* What this task involves: Make an exact copy of the lines, leaving the pictures out.

* Provided material:
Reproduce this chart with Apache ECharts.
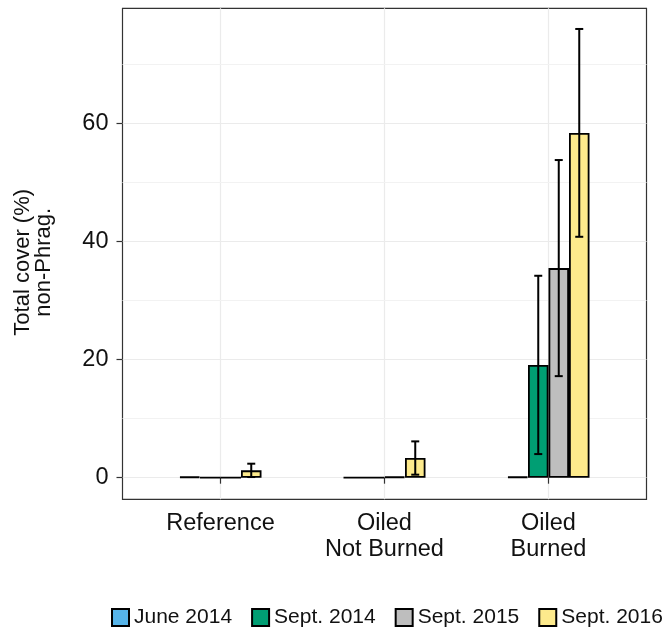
<!DOCTYPE html>
<html>
<head>
<meta charset="utf-8">
<script src="https://cdn.jsdelivr.net/npm/echarts@6/dist/echarts.min.js"></script>
<style>html,body{margin:0;padding:0;background:#fff}#c{width:664px;height:631px}</style>
</head>
<body>
<div id="c"></div>
<script>
// ---- data ----
const categories = ['Reference', 'Oiled\nNot Burned', 'Oiled\nBurned'];
const seriesNames = ['June 2014', 'Sept. 2014', 'Sept. 2015', 'Sept. 2016'];
const june2014 = [0.15, 0, 0.15];
const sept2014 = [0, 0, 19.1];
const sept2015 = [0, 0.15, 35.5];
const sept2016 = [1.24, 3.33, 58.4];
const june2014Se = [0, 0, 0];
const sept2014Se = [0, 0, 15.1];
const sept2015Se = [0, 0, 18.3];
const sept2016Se = [1.13, 2.82, 17.6];
const yTicks = [0, 20, 40, 60];
const yMinorTicks = [10, 30, 50, 70];
const yMin = -3.66, yMax = 79.5;

// ---- build ----
const means = [june2014, sept2014, sept2015, sept2016];
const ses = [june2014Se, sept2014Se, sept2015Se, sept2016Se];
const colors = ['#56B4E9', '#009E73', '#BEBEBE', '#FDEA8C'];
const barW = 20.5;
const errData = [];
means.forEach((arr, s) => arr.forEach((m, c) => {
  const e = ses[s][c];
  if (e > 0) errData.push([c, m - e, m + e, s]);
}));

const chart = echarts.init(document.getElementById('c'), null, {renderer: 'canvas'});
const fontFam = 'Liberation Sans, Arial, sans-serif';
const gridTop = 8.3, gridH = 491;

const barSeries = seriesNames.map((n, i) => ({
  name: n, type: 'bar', xAxisIndex: 1, yAxisIndex: 1,
  data: means[i], barWidth: barW, barGap: '0%', clip: false, z: 2,
  itemStyle: {color: colors[i], borderColor: '#000', borderWidth: 1.8},
  emphasis: {disabled: true}
}));

chart.setOption({
  animation: false,
  backgroundColor: '#fff',
  grid: [
    {left: 122.5, top: gridTop, width: 524, height: gridH, show: true, borderColor: '#333', borderWidth: 1.2, backgroundColor: '#fff', containLabel: false},
    {left: 220.5, top: gridTop, width: 328, height: gridH, containLabel: false}
  ],
  xAxis: [
    {type: 'category', gridIndex: 0, data: categories, show: false},
    {type: 'category', gridIndex: 1, data: categories, boundaryGap: false,
     axisLine: {show: false},
     axisTick: {show: true, length: 6, lineStyle: {color: '#333', width: 1.2}},
     axisLabel: {fontSize: 23.5, color: '#111', fontFamily: fontFam, margin: 11, lineHeight: 26, interval: 0},
     splitLine: {show: true, lineStyle: {color: '#EBEBEB', width: 1.2}}}
  ],
  yAxis: [
    {type: 'value', gridIndex: 0, min: yMin, max: yMax,
     name: 'Total cover (%)\nnon-Phrag.', nameLocation: 'middle', nameRotate: 90, nameGap: 68,
     nameTextStyle: {fontSize: 22, color: '#111', fontFamily: fontFam, lineHeight: 21, padding: [0, 17, 0, 0]},
     axisLine: {show: false},
     axisTick: {show: true, length: 6, customValues: yTicks, lineStyle: {color: '#333', width: 1.2}},
     axisLabel: {customValues: yTicks, fontSize: 23.5, color: '#111', fontFamily: fontFam, margin: 14},
     splitLine: {show: true, lineStyle: {color: '#EBEBEB', width: 1.2}}},
    {type: 'value', gridIndex: 1, min: yMin, max: yMax, show: false, splitLine: {show: false}}
  ],
  legend: {
    data: seriesNames, left: 111, top: 607, width: 553, padding: 0,
    itemWidth: 17, itemHeight: 17, itemGap: 19, itemTextGap: 6,
    icon: 'rect', selectedMode: false,
    textStyle: {fontSize: 21, color: '#111', fontFamily: fontFam}
  },
  series: [
    {type: 'line', xAxisIndex: 0, yAxisIndex: 0, data: [], z: 0, silent: true,
     markLine: {silent: true, symbol: 'none', label: {show: false}, z: 0,
       lineStyle: {color: '#F2F2F2', width: 1, type: 'solid'},
       data: yMinorTicks.map(v => ({yAxis: v}))}},
    ...barSeries,
    {type: 'custom', xAxisIndex: 1, yAxisIndex: 1, data: errData, z: 3, clip: false, silent: true,
     renderItem: function (params, api) {
       const c = api.value(0), lo = api.value(1), hi = api.value(2), s = api.value(3);
       const pHi = api.coord([c, hi]), pLo = api.coord([c, lo]);
       const x = pHi[0] + (s - 1.5) * barW;
       const cap = 4;
       const st = {stroke: '#000', lineWidth: 2};
       return {type: 'group', children: [
         {type: 'line', shape: {x1: x, y1: pHi[1], x2: x, y2: pLo[1]}, style: st},
         {type: 'line', shape: {x1: x - cap, y1: pHi[1], x2: x + cap, y2: pHi[1]}, style: st},
         {type: 'line', shape: {x1: x - cap, y1: pLo[1], x2: x + cap, y2: pLo[1]}, style: st}
       ]};
     }}
  ]
});
</script>
</body>
</html>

* Exercise solution:
Reproduce this chart with Apache ECharts.
<!DOCTYPE html>
<html>
<head>
<meta charset="utf-8">
<script src="https://cdn.jsdelivr.net/npm/echarts@6/dist/echarts.min.js"></script>
<style>html,body{margin:0;padding:0;background:#fff}#c{width:664px;height:631px}</style>
</head>
<body>
<div id="c"></div>
<script>
// ---- data ----
const categories = ['Reference', 'Oiled\nNot Burned', 'Oiled\nBurned'];
const seriesNames = ['June 2014', 'Sept. 2014', 'Sept. 2015', 'Sept. 2016'];
const june2014 = [0.15, 0, 0.15];
const sept2014 = [0, 0, 19.1];
const sept2015 = [0, 0.15, 35.5];
const sept2016 = [1.24, 3.33, 58.4];
const june2014Se = [0, 0, 0];
const sept2014Se = [0, 0, 15.1];
const sept2015Se = [0, 0, 18.3];
const sept2016Se = [1.13, 2.82, 17.6];
const yTicks = [0, 20, 40, 60];
const yMinorTicks = [10, 30, 50, 70];
const yMin = -3.66, yMax = 79.5;

// ---- build ----
const means = [june2014, sept2014, sept2015, sept2016];
const ses = [june2014Se, sept2014Se, sept2015Se, sept2016Se];
const colors = ['#56B4E9', '#009E73', '#BEBEBE', '#FDEA8C'];
const barW = 20.5;
const errData = [];
means.forEach((arr, s) => arr.forEach((m, c) => {
  const e = ses[s][c];
  if (e > 0) errData.push([c, m - e, m + e, s]);
}));

const chart = echarts.init(document.getElementById('c'), null, {renderer: 'canvas'});
const fontFam = 'Liberation Sans, Arial, sans-serif';
const gridTop = 8.3, gridH = 491;

const barSeries = seriesNames.map((n, i) => ({
  name: n, type: 'bar', xAxisIndex: 1, yAxisIndex: 1,
  data: means[i], barWidth: barW, barGap: '0%', clip: false, z: 2,
  itemStyle: {color: colors[i], borderColor: '#000', borderWidth: 1.8},
  emphasis: {disabled: true}
}));

chart.setOption({
  animation: false,
  backgroundColor: '#fff',
  grid: [
    {left: 122.5, top: gridTop, width: 524, height: gridH, show: true, borderColor: '#333', borderWidth: 1.2, backgroundColor: '#fff', containLabel: false},
    {left: 220.5, top: gridTop, width: 328, height: gridH, containLabel: false}
  ],
  xAxis: [
    {type: 'category', gridIndex: 0, data: categories, show: false},
    {type: 'category', gridIndex: 1, data: categories, boundaryGap: false,
     axisLine: {show: false},
     axisTick: {show: true, length: 6, lineStyle: {color: '#333', width: 1.2}},
     axisLabel: {fontSize: 23.5, color: '#111', fontFamily: fontFam, margin: 11, lineHeight: 26, interval: 0},
     splitLine: {show: true, lineStyle: {color: '#EBEBEB', width: 1.2}}}
  ],
  yAxis: [
    {type: 'value', gridIndex: 0, min: yMin, max: yMax,
     name: 'Total cover (%)\nnon-Phrag.', nameLocation: 'middle', nameRotate: 90, nameGap: 68,
     nameTextStyle: {fontSize: 22, color: '#111', fontFamily: fontFam, lineHeight: 21, padding: [0, 17, 0, 0]},
     axisLine: {show: false},
     axisTick: {show: true, length: 6, customValues: yTicks, lineStyle: {color: '#333', width: 1.2}},
     axisLabel: {customValues: yTicks, fontSize: 23.5, color: '#111', fontFamily: fontFam, margin: 14},
     splitLine: {show: true, lineStyle: {color: '#EBEBEB', width: 1.2}}},
    {type: 'value', gridIndex: 1, min: yMin, max: yMax, show: false, splitLine: {show: false}}
  ],
  legend: {
    data: seriesNames, left: 111, top: 607, width: 553, padding: 0,
    itemWidth: 17, itemHeight: 17, itemGap: 19, itemTextGap: 6,
    icon: 'rect', selectedMode: false,
    textStyle: {fontSize: 21, color: '#111', fontFamily: fontFam}
  },
  series: [
    {type: 'line', xAxisIndex: 0, yAxisIndex: 0, data: [], z: 0, silent: true,
     markLine: {silent: true, symbol: 'none', label: {show: false}, z: 0,
       lineStyle: {color: '#F2F2F2', width: 1, type: 'solid'},
       data: yMinorTicks.map(v => ({yAxis: v}))}},
    ...barSeries,
    {type: 'custom', xAxisIndex: 1, yAxisIndex: 1, data: errData, z: 3, clip: false, silent: true,
     renderItem: function (params, api) {
       const c = api.value(0), lo = api.value(1), hi = api.value(2), s = api.value(3);
       const pHi = api.coord([c, hi]), pLo = api.coord([c, lo]);
       const x = pHi[0] + (s - 1.5) * barW;
       const cap = 4;
       const st = {stroke: '#000', lineWidth: 2};
       return {type: 'group', children: [
         {type: 'line', shape: {x1: x, y1: pHi[1], x2: x, y2: pLo[1]}, style: st},
         {type: 'line', shape: {x1: x - cap, y1: pHi[1], x2: x + cap, y2: pHi[1]}, style: st},
         {type: 'line', shape: {x1: x - cap, y1: pLo[1], x2: x + cap, y2: pLo[1]}, style: st}
       ]};
     }}
  ]
});
</script>
</body>
</html>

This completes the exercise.